For the most part, European leaders have responded to the public scrutiny by keeping holidays local and low-key — but even that can backfire. German Chancellor Angela Merkel’s habit of taking the same hiking trip to the same place in South Tyrol, Italy, every year for two decades eventually led to such derision in Germany that in 2018 she decided not to go, sparking even more frenzied speculation as to what she was doing instead. Merkel was eventually spotted in her favorite schnitzel restaurant in Berlin celebrating a friend’s birthday.

It doesn’t have to be so complicated. As far back as 1902, Teddy Roosevelt, the media-savvy 26th U.S. president, realized that in the right hands, the politician’s holiday could be a neat extension of brand. During his annual break at Oyster Bay, Long Island, Roosevelt would make sure he was seen to be working in the mornings, before galloping off in the afternoons to burnish his action-man image.

Most subsequent American presidents have mimicked the Roosevelt model, and none has holidayed abroad while in office. This is partly practical: Guarding the world’s most powerful individual involves a vast and expensive security detail. There is also an expectation that the U.S. president is never more than a hop and a skip from Washington. (Barack Obama faced considerable blowback when he took his family on vacation to his own Hawaiian holiday home in 2013.)

While Obama was in office, Donald Trump made much of the then president’s holidays from the safety of his Twitter echo chamber. In his candidate biography in 2015, he even made a point of saying: “I would not be a President who took vacations. I would not be a President that takes time off.”

And while Trump has taken few formal holidays in office, he has blurred the lines between work and pleasure so much as to put Roosevelt’s working vacations in the shade. Conducting much of his business from his various properties and hotels, it is estimated that Trump spent 1 in 5 working days at one of his golf clubs in 2019.

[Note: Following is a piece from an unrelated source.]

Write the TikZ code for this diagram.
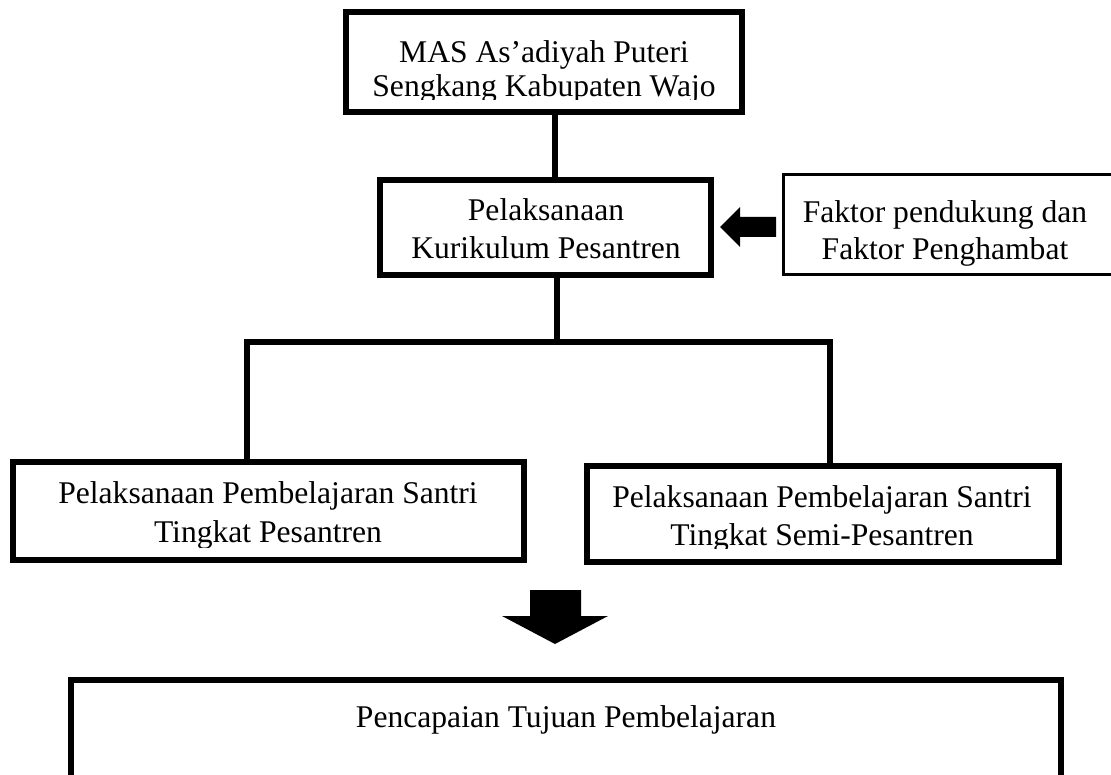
\documentclass[tikz,border=0pt]{standalone}
\usepackage{fontspec}
\setmainfont{Liberation Serif}
\begin{document}
\begin{tikzpicture}[x=1pt,y=-1pt,
  box/.style={draw=black,line width=6pt,rectangle,inner sep=0pt,outer sep=0pt},
  thinbox/.style={draw=black,line width=3pt,rectangle,inner sep=0pt,outer sep=0pt},
  lbl/.style={anchor=base,inner sep=0pt,font=\fontsize{31.6}{38}\selectfont},
  conn/.style={draw=black,line width=6pt},
  blockarrow/.style={fill=black}]
\useasboundingbox (0,0) rectangle (1111,775);
\fill[white] (0,0) rectangle (1111,775);
% boxes
\node[box,minimum width=396pt,minimum height=100pt] (top) at (544,62) {};
\node[box,minimum width=331pt,minimum height=95pt] (mid) at (545.5,227.5) {};
\node[thinbox,minimum width=337pt,minimum height=100.5pt] (fak) at (952,224.75) {};
\node[box,minimum width=511pt,minimum height=98pt] (lft) at (268.5,511) {};
\node[box,minimum width=472pt,minimum height=96pt] (rgt) at (823,514) {};
\node[box,minimum width=990pt,minimum height=110pt] (bot) at (566,735) {};
% texts
\node[lbl] (t1a) at (544,63) {MAS As’adiyah Puteri};
\begin{scope}
\clip (0,0) rectangle (1111,100);
\node[lbl] (t1b) at (544,97) {Sengkang Kabupaten Wajo};
\end{scope}
\node[lbl] (t2a) at (546,221) {Pelaksanaan};
\node[lbl] (t2b) at (546,259) {Kurikulum Pesantren};
\node[lbl] (t3a) at (945,223) {Faktor pendukung dan};
\node[lbl] (t3b) at (945,260) {Faktor Penghambat};
\node[lbl] (t4a) at (268,503) {Pelaksanaan Pembelajaran Santri};
\begin{scope}
\clip (0,0) rectangle (1111,547);
\node[lbl] (t4b) at (268,542) {Tingkat Pesantren};
\end{scope}
\node[lbl] (t5a) at (822,507) {Pelaksanaan Pembelajaran Santri};
\begin{scope}
\clip (0,0) rectangle (1111,548);
\node[lbl] (t5b) at (822,545) {Tingkat Semi-Pesantren};
\end{scope}
\node[lbl] (t6) at (566,727) {Pencapaian Tujuan Pembelajaran};
% connectors
\coordinate (c1) at (555,0);
\coordinate (c2) at (557,342);
\coordinate (hl) at (247,342);
\coordinate (hr) at (830,342);
\draw[conn] (c1 |- top.south) -- (c1 |- mid.north);
\draw[conn] (c2 |- mid.south) -- (c2);
\draw[conn] (hl |- lft.north) -- (hl) -- (hr) -- (hr |- rgt.north);
% block arrows
\fill[blockarrow] (720,227) -- (740,207) -- (740,217) -- (776,217) -- (776,237) -- (740,237) -- (740,247) -- cycle;
\fill[blockarrow] (530,590) -- (581,590) -- (581,616) -- (608,616) -- (555,644) -- (502,616) -- (530,616) -- cycle;
\end{tikzpicture}
\end{document}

Britain’s Prime Minister Boris Johnson | Pool photo by Frank Augstein/Getty Images

A small handful of leaders do manage to pull the trick off and turn their holiday breaks into PR gold. Russian President Vladimir Putin has used his sojourns in Siberia and elsewhere to shore-up his image as a rugged mountain man who likes nothing more than a bit of bareback riding and salmon fishing. Matteo Salvini, the populist leader of Italy’s far right, likewise scored a hit during the summer of 2019 by touring the beaches of the Adriatic sipping cocktails, spinning discs and posing for selfies with local holidaymakers. Nobody loves the beach in summer quite like the Italians, and by hanging out like everyone else, Salvini pulled off that curiously difficult trick of genuinely appearing to be a man of his people.

Salvini’s holiday, like Putin’s mountain trips, was a calculated stunt, and a very successful one at that. Both men understand the game. Boris Johnson and Morrison, on the other hand, seem to believe they are entitled to private holidays, away from the prying eyes of the press and media.

In truth, when you are a world leader in the 2020s, there’s no longer such a thing as free time or privacy. You are always under scrutiny, and you are always on. If they don’t like it, well, perhaps next year they could pull out the box sets and have a staycation instead.